L’Europe dispose de près d’un demi-million de tours télécoms et la plupart sont équipées de groupes électrogènes de secours d’une durée d’environ une demi-heure.
FRANCE
Un plan élaboré par Enedis, gestionnaire du réseau de distribution d’électricité, envisage des coupures de courant de deux heures maximum dans le pire scénario, ont dit deux sources proches du dossier.
Selon un principe de « délestage tournant » évoqué le 1er septembre par la Première ministre Elisabeth Borne, de telles coupures n’affecteraient que certains endroits du pays, de manière alternée et les services essentiels tels que les hôpitaux, la police et les administrations seraient épargnées, ont dit les sources.
Le gouvernement, les opérateurs télécoms et Enedis, filiale d’EDF, ont discuté de la question au cours de l’été, ont dit le gouvernement et les sources.
La Fédération française des télécoms (FFT), qui représente notamment les opérateurs Orange, Bouygues Telecom et SFR (Altice), a pointé du doigt Enedis pour son incapacité à préserver les antennes mobiles d’éventuelles coupures de courant.
Enedis a refusé de s’exprimer sur le contenu des discussions avec les autorités.
Dans une déclaration transmise à Reuters, Enedis dit que tous ses clients réguliers sont traités sur un pied d’égalité en cas de pannes exceptionnelles.

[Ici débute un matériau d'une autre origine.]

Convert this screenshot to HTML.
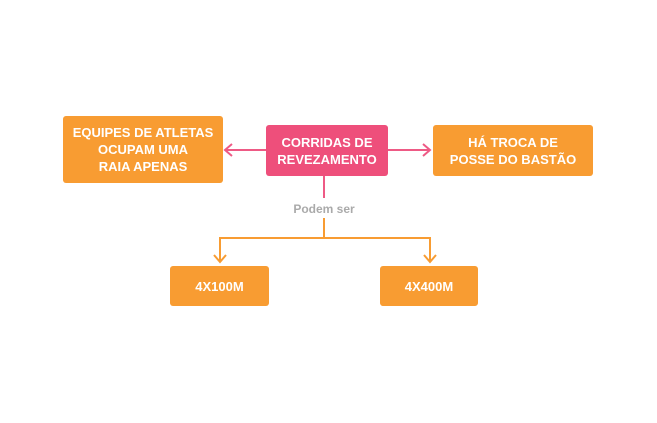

Il précise être en mesure d’isoler certaines parties du réseau pour fournir des clients prioritaires tels que les hôpitaux, des sites industriels sensibles ou l’armée mais que c’est aux autorités locales d’ajouter les infrastructures télécoms à la liste des clients prioritaires.

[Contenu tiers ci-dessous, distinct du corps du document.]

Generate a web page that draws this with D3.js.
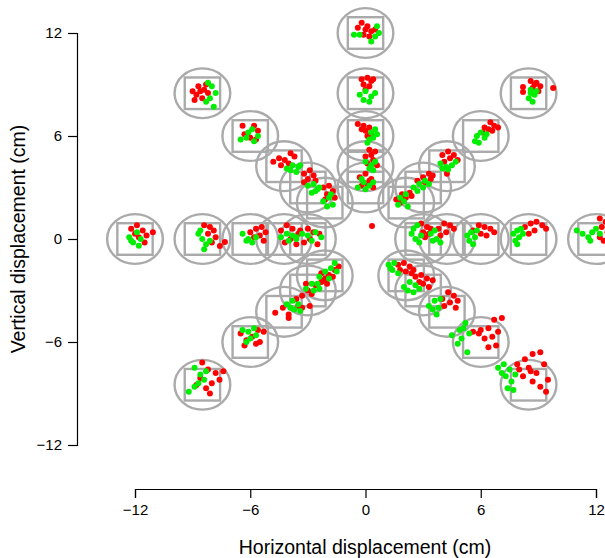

« Nous allons peut-être améliorer notre connaissance du sujet d’ici cet hiver mais ce n’est pas facile d’isoler une antenne mobile » du reste du réseau, a dit un responsable du ministère des Finances au fait de ces discussions.
Un porte-parole du ministère des Finances a refusé de s’exprimer sur les discussions entre Enedis, les opérateurs télécoms et le gouvernement.
SUÈDE, ALLEMAGNE, ITALIE
Les compagnies télécoms en Suède et en Allemagne ont aussi exprimé leurs inquiétudes sur d’éventuelles pannes de courant auprès de leurs autorités respectives, ont dit plusieurs sources au fait du dossier.
L’autorité de régulation suédoise, PTS, travaille avec les opérateurs et d’autres administrations pour trouver des solutions, a-t-elle dit. Les discussions portent notamment sur ce qui se produira si l’électricité est rationnée.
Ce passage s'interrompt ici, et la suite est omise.